Генерал Власов при провидческой встрече своей с храмом Андрея Стратилата и вся сцена вокруг — великолепны. (Привлекательный приём: вводит долго без фамилии — смекай сам.) Автор имеет честность и мужество назвать его (и показать это) «подмосковным спасителем», ему отдаёт, по заслуге, поворот всех боёв под Москвой: «Он навсегда входил в историю спасителем русской столицы, куда четыре года спустя привезут его судить и казнить»; «из такого можно было сделать народного вождя». И портрет хорош (дорисовывает его и в других местах, возвращаясь), так же непреклонно пишет о его заслугах под Киевом в 1941 (ещё одно замыкание в романе: Киев 1941 — и Предславль в 1943).
Короткими наплывами эта тема о странных, всегда неназываемых русских, которые стали воевать против «своих» (против советских), возвращается и возвращается.

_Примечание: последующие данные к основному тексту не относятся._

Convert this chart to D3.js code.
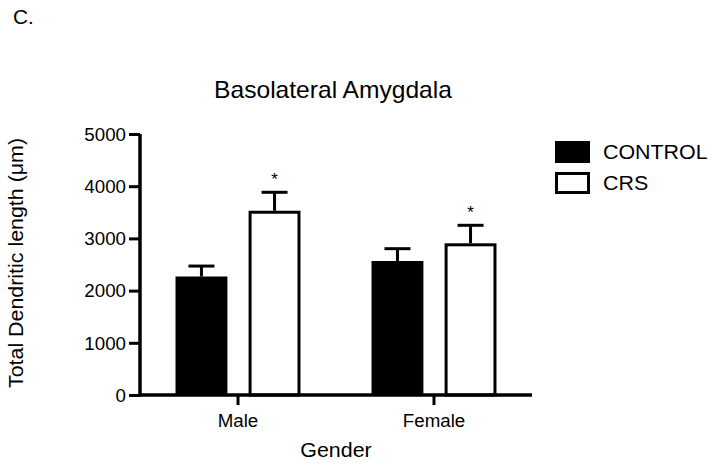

Сперва — первые пленные «земляки» и как смершевец Светлооков цинично ободряет их, а потом устраивает расстрел их «земляками» же. Потом раздирающая сцена допроса уцелевшего десантника напрягшимся генералом Кобрисовым («от предчувствия, что вот сейчас откроется тайна, которую он был обязан узнать») в навязанном присутствии смершевца — из самых волнующих сцен в романе, тема заклятого «предательства» трепещет, как кровавое мясо, — вошёл же Владимов в тему, сумел! — Тут запетливается целый гарнизон «наших у немцев», несколько батальонов русских — в обречённом Мырятине (и не упущен тот скорбный гимн «За землю, за волю, за лучшую долю», который отзывно звучал в эфире в войну), — запетливается на опыт, понимание и смущение Кобрисова, чтбо направит и судьбу операции, и его судьбу — как ложная приманка для обстрела в конце. И — реальная расправа с русскими из мырятинского окружения: им объявили в мегафон: «Плывите» (через Днепр). — «Да вы же стрелять будете?» — «Не будем. Слово чекиста». «И не стреляли. А послали катер, он по ним носился зигзагами, утюжил и резал винтом. Вскипала кровавая волна. Не выплыл никто».